### OBJECTIVE
Leave out the pictures; transcribe all else exactly.

============

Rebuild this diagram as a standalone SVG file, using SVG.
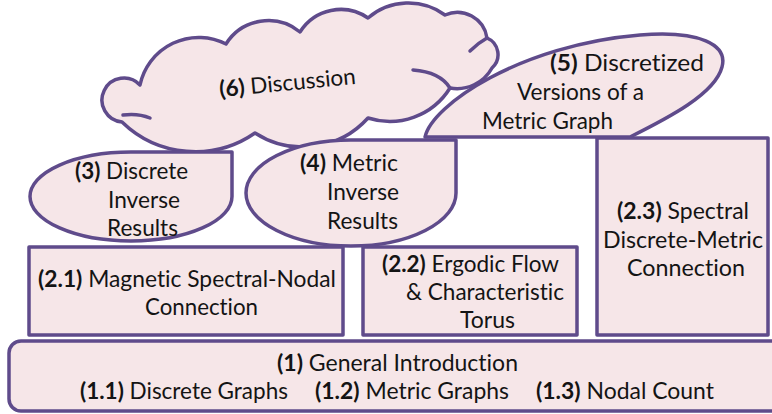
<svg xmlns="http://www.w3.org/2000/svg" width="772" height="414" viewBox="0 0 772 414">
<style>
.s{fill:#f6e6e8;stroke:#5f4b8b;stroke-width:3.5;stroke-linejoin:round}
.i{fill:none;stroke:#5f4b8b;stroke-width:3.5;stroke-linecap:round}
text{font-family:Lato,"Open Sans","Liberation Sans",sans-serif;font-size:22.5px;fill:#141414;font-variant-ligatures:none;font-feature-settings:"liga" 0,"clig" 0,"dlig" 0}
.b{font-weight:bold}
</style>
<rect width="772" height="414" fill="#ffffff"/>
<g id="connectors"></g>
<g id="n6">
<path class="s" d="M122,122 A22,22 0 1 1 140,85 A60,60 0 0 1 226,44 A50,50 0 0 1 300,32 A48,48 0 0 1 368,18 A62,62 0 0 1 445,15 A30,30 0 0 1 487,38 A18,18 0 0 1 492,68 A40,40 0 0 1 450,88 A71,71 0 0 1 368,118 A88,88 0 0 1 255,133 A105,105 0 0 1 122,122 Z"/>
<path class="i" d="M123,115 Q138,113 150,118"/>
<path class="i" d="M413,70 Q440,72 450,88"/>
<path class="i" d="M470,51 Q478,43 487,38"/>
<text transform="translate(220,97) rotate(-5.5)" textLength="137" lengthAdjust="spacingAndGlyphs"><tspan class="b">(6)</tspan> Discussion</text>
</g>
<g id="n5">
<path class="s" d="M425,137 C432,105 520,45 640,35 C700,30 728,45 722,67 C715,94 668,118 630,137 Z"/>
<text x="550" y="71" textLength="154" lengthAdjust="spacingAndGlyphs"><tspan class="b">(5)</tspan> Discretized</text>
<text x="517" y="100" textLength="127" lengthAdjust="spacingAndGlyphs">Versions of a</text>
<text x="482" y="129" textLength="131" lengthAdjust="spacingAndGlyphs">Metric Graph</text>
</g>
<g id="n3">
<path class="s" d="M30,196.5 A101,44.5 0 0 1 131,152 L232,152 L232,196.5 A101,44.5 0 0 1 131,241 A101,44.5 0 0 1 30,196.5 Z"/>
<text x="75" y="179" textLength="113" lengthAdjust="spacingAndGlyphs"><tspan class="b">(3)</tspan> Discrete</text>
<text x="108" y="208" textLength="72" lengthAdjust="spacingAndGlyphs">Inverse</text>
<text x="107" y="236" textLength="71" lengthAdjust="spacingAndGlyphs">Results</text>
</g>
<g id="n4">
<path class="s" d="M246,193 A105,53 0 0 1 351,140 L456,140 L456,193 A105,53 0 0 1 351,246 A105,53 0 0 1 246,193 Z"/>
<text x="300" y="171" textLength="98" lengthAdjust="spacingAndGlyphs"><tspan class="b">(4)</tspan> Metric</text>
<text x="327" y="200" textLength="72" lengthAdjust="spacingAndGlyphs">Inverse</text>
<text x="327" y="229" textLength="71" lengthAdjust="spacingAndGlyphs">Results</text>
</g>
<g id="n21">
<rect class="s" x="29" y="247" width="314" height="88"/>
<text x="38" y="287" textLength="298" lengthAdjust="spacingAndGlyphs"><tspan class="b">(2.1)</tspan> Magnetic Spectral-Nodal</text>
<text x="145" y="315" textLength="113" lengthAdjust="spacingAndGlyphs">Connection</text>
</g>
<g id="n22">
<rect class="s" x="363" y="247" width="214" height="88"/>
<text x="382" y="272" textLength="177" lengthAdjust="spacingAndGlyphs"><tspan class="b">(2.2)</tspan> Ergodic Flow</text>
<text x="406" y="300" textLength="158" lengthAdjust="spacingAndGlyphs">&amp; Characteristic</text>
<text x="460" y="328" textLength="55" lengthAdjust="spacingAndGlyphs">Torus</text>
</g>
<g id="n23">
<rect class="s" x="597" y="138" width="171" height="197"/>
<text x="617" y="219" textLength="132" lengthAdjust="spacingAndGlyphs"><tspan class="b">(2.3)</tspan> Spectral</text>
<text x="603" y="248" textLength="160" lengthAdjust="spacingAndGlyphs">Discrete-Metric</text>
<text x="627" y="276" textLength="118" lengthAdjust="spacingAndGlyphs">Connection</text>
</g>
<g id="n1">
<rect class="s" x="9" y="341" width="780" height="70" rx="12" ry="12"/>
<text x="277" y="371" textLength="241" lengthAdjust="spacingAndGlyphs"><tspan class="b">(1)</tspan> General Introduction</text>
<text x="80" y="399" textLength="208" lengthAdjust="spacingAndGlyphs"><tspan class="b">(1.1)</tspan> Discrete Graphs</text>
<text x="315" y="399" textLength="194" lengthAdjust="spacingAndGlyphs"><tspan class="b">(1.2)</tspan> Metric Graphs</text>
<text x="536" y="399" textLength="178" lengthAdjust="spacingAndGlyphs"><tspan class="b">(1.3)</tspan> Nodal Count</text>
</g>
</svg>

============

### FULL SOLUTION
Rebuild this diagram as a standalone SVG file, using SVG.
<svg xmlns="http://www.w3.org/2000/svg" width="772" height="414" viewBox="0 0 772 414">
<style>
.s{fill:#f6e6e8;stroke:#5f4b8b;stroke-width:3.5;stroke-linejoin:round}
.i{fill:none;stroke:#5f4b8b;stroke-width:3.5;stroke-linecap:round}
text{font-family:Lato,"Open Sans","Liberation Sans",sans-serif;font-size:22.5px;fill:#141414;font-variant-ligatures:none;font-feature-settings:"liga" 0,"clig" 0,"dlig" 0}
.b{font-weight:bold}
</style>
<rect width="772" height="414" fill="#ffffff"/>
<g id="connectors"></g>
<g id="n6">
<path class="s" d="M122,122 A22,22 0 1 1 140,85 A60,60 0 0 1 226,44 A50,50 0 0 1 300,32 A48,48 0 0 1 368,18 A62,62 0 0 1 445,15 A30,30 0 0 1 487,38 A18,18 0 0 1 492,68 A40,40 0 0 1 450,88 A71,71 0 0 1 368,118 A88,88 0 0 1 255,133 A105,105 0 0 1 122,122 Z"/>
<path class="i" d="M123,115 Q138,113 150,118"/>
<path class="i" d="M413,70 Q440,72 450,88"/>
<path class="i" d="M470,51 Q478,43 487,38"/>
<text transform="translate(220,97) rotate(-5.5)" textLength="137" lengthAdjust="spacingAndGlyphs"><tspan class="b">(6)</tspan> Discussion</text>
</g>
<g id="n5">
<path class="s" d="M425,137 C432,105 520,45 640,35 C700,30 728,45 722,67 C715,94 668,118 630,137 Z"/>
<text x="550" y="71" textLength="154" lengthAdjust="spacingAndGlyphs"><tspan class="b">(5)</tspan> Discretized</text>
<text x="517" y="100" textLength="127" lengthAdjust="spacingAndGlyphs">Versions of a</text>
<text x="482" y="129" textLength="131" lengthAdjust="spacingAndGlyphs">Metric Graph</text>
</g>
<g id="n3">
<path class="s" d="M30,196.5 A101,44.5 0 0 1 131,152 L232,152 L232,196.5 A101,44.5 0 0 1 131,241 A101,44.5 0 0 1 30,196.5 Z"/>
<text x="75" y="179" textLength="113" lengthAdjust="spacingAndGlyphs"><tspan class="b">(3)</tspan> Discrete</text>
<text x="108" y="208" textLength="72" lengthAdjust="spacingAndGlyphs">Inverse</text>
<text x="107" y="236" textLength="71" lengthAdjust="spacingAndGlyphs">Results</text>
</g>
<g id="n4">
<path class="s" d="M246,193 A105,53 0 0 1 351,140 L456,140 L456,193 A105,53 0 0 1 351,246 A105,53 0 0 1 246,193 Z"/>
<text x="300" y="171" textLength="98" lengthAdjust="spacingAndGlyphs"><tspan class="b">(4)</tspan> Metric</text>
<text x="327" y="200" textLength="72" lengthAdjust="spacingAndGlyphs">Inverse</text>
<text x="327" y="229" textLength="71" lengthAdjust="spacingAndGlyphs">Results</text>
</g>
<g id="n21">
<rect class="s" x="29" y="247" width="314" height="88"/>
<text x="38" y="287" textLength="298" lengthAdjust="spacingAndGlyphs"><tspan class="b">(2.1)</tspan> Magnetic Spectral-Nodal</text>
<text x="145" y="315" textLength="113" lengthAdjust="spacingAndGlyphs">Connection</text>
</g>
<g id="n22">
<rect class="s" x="363" y="247" width="214" height="88"/>
<text x="382" y="272" textLength="177" lengthAdjust="spacingAndGlyphs"><tspan class="b">(2.2)</tspan> Ergodic Flow</text>
<text x="406" y="300" textLength="158" lengthAdjust="spacingAndGlyphs">&amp; Characteristic</text>
<text x="460" y="328" textLength="55" lengthAdjust="spacingAndGlyphs">Torus</text>
</g>
<g id="n23">
<rect class="s" x="597" y="138" width="171" height="197"/>
<text x="617" y="219" textLength="132" lengthAdjust="spacingAndGlyphs"><tspan class="b">(2.3)</tspan> Spectral</text>
<text x="603" y="248" textLength="160" lengthAdjust="spacingAndGlyphs">Discrete-Metric</text>
<text x="627" y="276" textLength="118" lengthAdjust="spacingAndGlyphs">Connection</text>
</g>
<g id="n1">
<rect class="s" x="9" y="341" width="780" height="70" rx="12" ry="12"/>
<text x="277" y="371" textLength="241" lengthAdjust="spacingAndGlyphs"><tspan class="b">(1)</tspan> General Introduction</text>
<text x="80" y="399" textLength="208" lengthAdjust="spacingAndGlyphs"><tspan class="b">(1.1)</tspan> Discrete Graphs</text>
<text x="315" y="399" textLength="194" lengthAdjust="spacingAndGlyphs"><tspan class="b">(1.2)</tspan> Metric Graphs</text>
<text x="536" y="399" textLength="178" lengthAdjust="spacingAndGlyphs"><tspan class="b">(1.3)</tspan> Nodal Count</text>
</g>
</svg>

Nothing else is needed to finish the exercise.